Now, scepticism is the coin of the realm in Western commentary — and rightly so. No honest observer should assume that the journey from authoritarianism to liberal democracy is ever linear. Nor should we be blind to the danger that regimes might seek
the stamp of European legitimacy without submitting to its constraints. We’ve seen this movie before — in Russia, in Turkey, in Hungary.

But Kazakhstan is not these countries. It has no imperial pretensions, no revanchist sabre-rattling, and — perhaps most tellingly — no historic enmity with the West. It is, instead, a state forged from the ruins of Soviet collapse, grappling with the complexities of modernisation, identity, and sovereignty in a neighbourhood dominated by geopolitical giants. That it chooses to look towards Strasbourg instead of Moscow or Beijing should not merely be noted. It should be nurtured.

There are, of course, real incentives for Europe to engage. For one, Central Asia sits astride the Middle Corridor — a logistical artery connecting China to Europe via the Caspian Sea and Caucasus, bypassing Russia. In an age of energy insecurity and supply chain fragility, Kazakhstan’s vast mineral wealth and infrastructure potential are far more than regional footnotes; they are strategic assets. Strengthening governance and rule of law in the region can help ensure that Europe is not beholden to autocrats or chokepoints.

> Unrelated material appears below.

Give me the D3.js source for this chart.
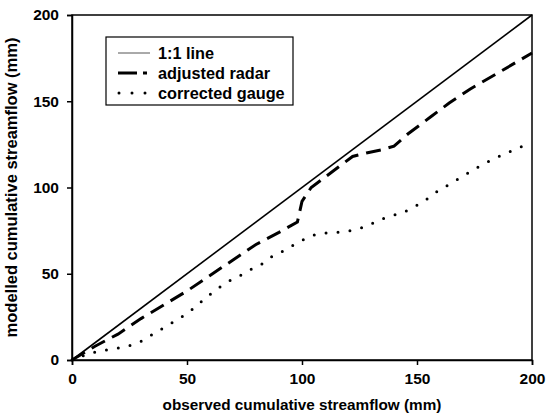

Moreover, the democratic stability of Central Asia is inextricably linked to Europe’s own security. Potential political unrest in Kazakhstan — a pivotal nation straddling the borders of Russia, China, Kyrgyzstan, Uzbekistan, and the Caspian Sea — would not remain a localised affair. Its tremors could reverberate across migration routes, disrupt energy markets, and embolden extremist networks. A resilient, law-governed, and self- assured Kazakhstan is not a diplomatic indulgence; it is a strategic bulwark against
broader regional instability.

But for that bulwark to stand, Europe must proceed wisely. Support must be contingent not on rhetoric, but on reform. Engagement must be accompanied by verification, benchmarking, and the kind of constructive pressure that made European integration in Eastern Europe a success story — not a cautionary tale.

We must not hand out laurels before the race has even begun. The written declaration by members of PACE rightly takes a cautiously optimistic tone. It applauds Kazakhstan’s zero-tolerance policy on torture, its overtures to civil society, and its stated intention to embrace European conventions.

But it does so while reminding all parties that words are cheap. Conventions must be ratified. Reforms must be enforced. Civil society must be protected, not paraded. Kazakhstan must understand that accession to European norms is not a box-ticking exercise, but a covenant — one that binds its signatories to principles that transcend expediency.

Of course, this will ruffle feathers in Moscow. Any movement by Kazakhstan towards Europe is perceived in the Kremlin as an encroachment. But Europe must resist the temptation to see everything through a Russia-first lens. Kazakhstan is a sovereign
state. It deserves to chart its own future without being reduced to a pawn in someone else’s game board.

Critics will argue that allowing Central Asian states closer to European institutions risks diluting our standards. I would argue the opposite. If Europe cannot influence reform in states that seek its guidance, then it has already diluted its purpose. The alternative — a kind of gated community of democracy, closed to outsiders — is both intellectually lazy and strategically suicidal.

Kazakhstan will not become Denmark overnight. But it does not need to. What it must become is a credible partner in the democratic experiment — one that acknowledges its past, confronts its flaws, and accepts that legitimacy is not given, but earned. The road will be long. There will be setbacks, moments of hypocrisy, and clashes of expectation. But if Europe is to remain more than a museum of ideals — if it is to matter in the world of 2025 and beyond — then it must extend its reach to those who, however imperfectly, are reaching back. The ink has dried on the declaration. What matters now is not what has been signed — but what is done.